Notions of majority arising from measure (empirical prevalence) and dimension (maximality under Ldim) coincide on large subsets within Littlestone classes; this feature provides a robust internal combinatorial structure (Malliaris et al., 2021).

6. Saturation, Closure, and Parameter Sensitivities

The behavior of Littlestone dimension under closure operations and stability to enlargement is subtle:

ε-Saturation: The closure under inductive addition of all approximate weighted majority votes (“virtual elements”) preserves the Littlestone dimension for $\epsilon \leq 1/(\ell+1)$ , but for larger $\epsilon$ , the saturated class can have strictly larger (even infinite) dimension (Malliaris et al., 29 Aug 2025).
Thresholds for Stability: Exact preservation of Littlestone versus VC dimension under closure regimes can diverge as $\epsilon$ increases, with a critical threshold at $\epsilon=1/(d+1)$ for the VC case and $\epsilon=1/(\ell+1)$ for Littlestone.
Majority/Boolean Closure: If $\mathrm{Ldim}(H) = d$ , then the closure under $k$ -ary majority operations has dimension $O(dk\log k)$ (Malliaris et al., 2021, Ghazi et al., 2020).

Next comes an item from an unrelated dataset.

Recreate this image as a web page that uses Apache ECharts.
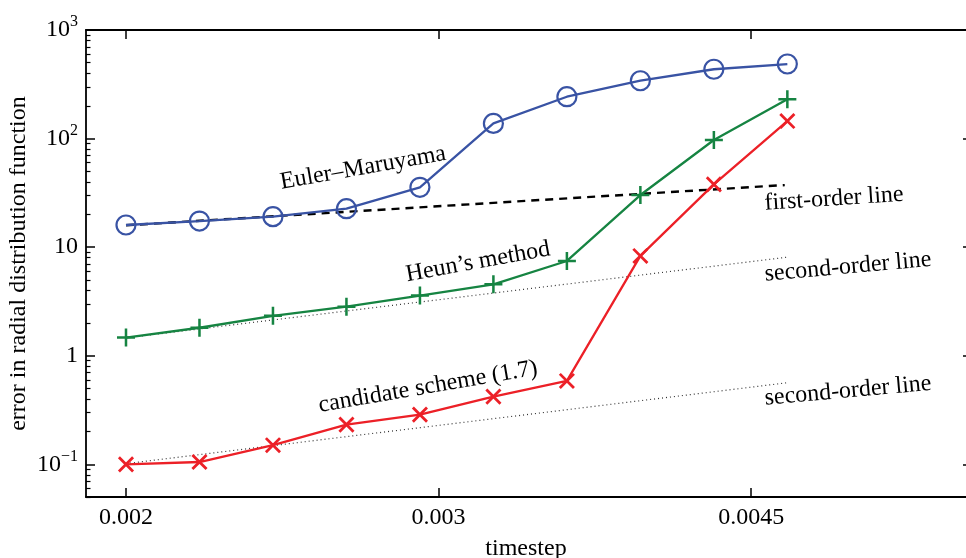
<!DOCTYPE html>
<html>
<head>
<meta charset="utf-8">
<title>error vs timestep</title>
<script src="https://cdn.jsdelivr.net/npm/echarts@6/dist/echarts.min.js"></script>
<style>
html,body{margin:0;padding:0;background:#fff;}
#chart{width:966px;height:558px;}
</style>
</head>
<body>
<div id="chart"></div>
<script>
// timesteps, each one 1.1x the previous
var timestep = [0.002, 0.0022, 0.00242, 0.002662, 0.0029282, 0.0032210, 0.0035431, 0.0038974, 0.0042872, 0.0047159];
var eulerMaruyama = [16.0, 17.4, 19.1, 22.6, 35.6, 138, 243, 341, 435, 486];
var heun = [1.47, 1.81, 2.33, 2.83, 3.58, 4.55, 7.46, 30.2, 97.1, 230];
var candidate = [0.100, 0.105, 0.150, 0.232, 0.287, 0.420, 0.586, 8.30, 37.9, 145];

// reference slopes
var firstOrderX = [0.002, 0.0047];
var firstOrderY = [15.9, 37.3];
var secondOrderX = [0.002, 0.00472];
var secondOrderHeunY = [1.46, 8.1];
var secondOrderCandY = [0.1015, 0.565];

// ticks
var xTicks = [0.002, 0.003, 0.0045];
var xTickLabels = ['0.002', '0.003', '0.0045'];
var yTicks = [0.1, 1, 10, 100, 1000];
var yTickLabels = ['{b|10}{s|\u22121}', '{b|1}', '{b|10}', '{b|10}{s|2}', '{b|10}{s|3}'];

var serif = '"Liberation Serif", "DejaVu Serif", serif';
var blue = '#3953a4', green = '#168442', red = '#ec2027';
var plusPath = 'path://M8.6,0h2.8v20h-2.8z M0,8.6h20v2.8h-20z';

function zip(xs, ys) {
  var out = [];
  for (var i = 0; i < xs.length; i++) out.push([xs[i], ys[i]]);
  return out;
}
function nearest(ticks, labels, v) {
  var best = 0, d = Infinity;
  for (var i = 0; i < ticks.length; i++) {
    var dd = Math.abs(Math.log(v) - Math.log(ticks[i]));
    if (dd < d) { d = dd; best = i; }
  }
  return labels[best];
}

var axisLine = {lineStyle: {color: '#000', width: 1.8}};
var xTick = {inside: true, length: 9, customValues: xTicks, lineStyle: {color: '#000', width: 1.5}};
var yTick = {inside: true, length: 9, lineStyle: {color: '#000', width: 1.5}};
var yMinor = {show: true, splitNumber: 9, length: 4.5, lineStyle: {color: '#000', width: 1.2}};

var myChart = echarts.init(document.getElementById('chart'));
var option = {
  animation: false,
  backgroundColor: '#fff',
  grid: {left: 86, right: 0, top: 30, bottom: 61, outerBoundsMode: 'none', containLabel: false},
  xAxis: [
    {
      type: 'log', min: 0.0018989, max: 0.0059456, position: 'bottom',
      name: 'timestep', nameLocation: 'middle', nameGap: 40, nameMoveOverlap: false,
      nameTextStyle: {fontFamily: serif, fontSize: 24, color: '#000'},
      axisLine: axisLine, axisTick: xTick,
      axisLabel: {
        customValues: xTicks, margin: 9, color: '#000', fontFamily: serif, fontSize: 24,
        formatter: function (v) { return nearest(xTicks, xTickLabels, v); }
      },
      splitLine: {show: false}
    },
    {
      type: 'log', min: 0.0018989, max: 0.0059456, position: 'top',
      axisLine: axisLine, axisTick: xTick,
      axisLabel: {show: false}, splitLine: {show: false}
    }
  ],
  yAxis: [
    {
      type: 'log', min: 0.05, max: 1000, position: 'left',
      name: 'error in radial distribution function', nameLocation: 'middle', nameGap: 55, nameMoveOverlap: false,
      nameTextStyle: {fontFamily: serif, fontSize: 24, color: '#000'},
      axisLine: axisLine, axisTick: Object.assign({customValues: yTicks}, yTick), minorTick: yMinor,
      axisLabel: {
        customValues: yTicks, margin: 8, color: '#000',
        formatter: function (v) { return nearest(yTicks, yTickLabels, v); },
        rich: {
          b: {fontFamily: serif, fontSize: 24, lineHeight: 32, color: '#000'},
          s: {fontFamily: serif, fontSize: 16, lineHeight: 16, verticalAlign: 'top', color: '#000'}
        }
      },
      splitLine: {show: false}, minorSplitLine: {show: false}
    },
    {
      // right spine sits just outside the picture, only its ticks show
      type: 'log', min: 0.05, max: 1000, position: 'right', offset: 6,
      axisLine: axisLine, axisTick: Object.assign({customValues: yTicks}, yTick), minorTick: yMinor,
      axisLabel: {show: false}, splitLine: {show: false}
    }
  ],
  series: [
    {
      name: 'first-order line', type: 'line', symbol: 'none',
      data: zip(firstOrderX, firstOrderY),
      lineStyle: {color: '#000', width: 2.4, type: [8, 6]}
    },
    {
      name: 'second-order line (Heun)', type: 'line', symbol: 'none',
      data: zip(secondOrderX, secondOrderHeunY),
      lineStyle: {color: '#333', width: 1.2, type: [1, 3]}
    },
    {
      name: 'second-order line (candidate)', type: 'line', symbol: 'none',
      data: zip(secondOrderX, secondOrderCandY),
      lineStyle: {color: '#333', width: 1.2, type: [1, 3]}
    },
    {
      name: 'Euler–Maruyama', type: 'line', data: zip(timestep, eulerMaruyama),
      symbol: 'circle', symbolSize: 19,
      itemStyle: {color: 'rgba(0,0,0,0)', borderColor: blue, borderWidth: 2.2},
      lineStyle: {color: blue, width: 2.3}
    },
    {
      name: "Heun's method", type: 'line', data: zip(timestep, heun),
      symbol: plusPath, symbolSize: 18,
      itemStyle: {color: green},
      lineStyle: {color: green, width: 2.3}
    },
    {
      name: 'candidate scheme (1.7)', type: 'line', data: zip(timestep, candidate),
      symbol: plusPath, symbolSize: 20, symbolRotate: 45,
      itemStyle: {color: red},
      lineStyle: {color: red, width: 2.3}
    }
  ],
  graphic: [
    {type: 'text', x: 363, y: 168, rotation: 0.175, style: {text: 'Euler\u2013Maruyama', font: '24px ' + serif, fill: '#000', align: 'center', verticalAlign: 'middle'}},
    {type: 'text', x: 478, y: 262, rotation: 0.18, style: {text: 'Heun\u2019s method', font: '24px ' + serif, fill: '#000', align: 'center', verticalAlign: 'middle'}},
    {type: 'text', x: 428, y: 387, rotation: 0.17, style: {text: 'candidate scheme (1.7)', font: '24px ' + serif, fill: '#000', align: 'center', verticalAlign: 'middle'}},
    {type: 'text', x: 834, y: 199, rotation: 0.065, style: {text: 'first-order line', font: '24px ' + serif, fill: '#000', align: 'center', verticalAlign: 'middle'}},
    {type: 'text', x: 848, y: 267, rotation: 0.09, style: {text: 'second-order line', font: '24px ' + serif, fill: '#000', align: 'center', verticalAlign: 'middle'}},
    {type: 'text', x: 848, y: 391, rotation: 0.09, style: {text: 'second-order line', font: '24px ' + serif, fill: '#000', align: 'center', verticalAlign: 'middle'}}
  ]
};
myChart.setOption(option);
</script>
</body>
</html>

7. Applications and Open Problems

Littlestone dimension unifies several threads in learning theory and combinatorics:

Online and PAC Learning: It exactly characterizes online learnability in both binary and multiclass settings (Filmus et al., 2023, Pradeep et al., 2022).
Bandit and Strategic Learning: Necessary and sufficient for learnability under partial feedback (bandit) and strategic manipulation (Raman et al., 2023, Ahmadi et al., 2024).
Query and Compression: Dictates the expected cost in equivalence query models and supports extended $d$ -compression schemes (Chase et al., 2023).
Computability: Effective Littlestone dimension is necessary for computable online learners but, except for dimension 1 or bounded domains, not sufficient (Rose et al., 2024).

Key unresolved issues include the relationship between finite Littlestone and list/monotone dimensions for private PAC learnability in the $k > 1$ regime (Hanneke et al., 15 Jun 2025) and polynomial information complexity bounds in terms of Ldim (Pradeep et al., 2022).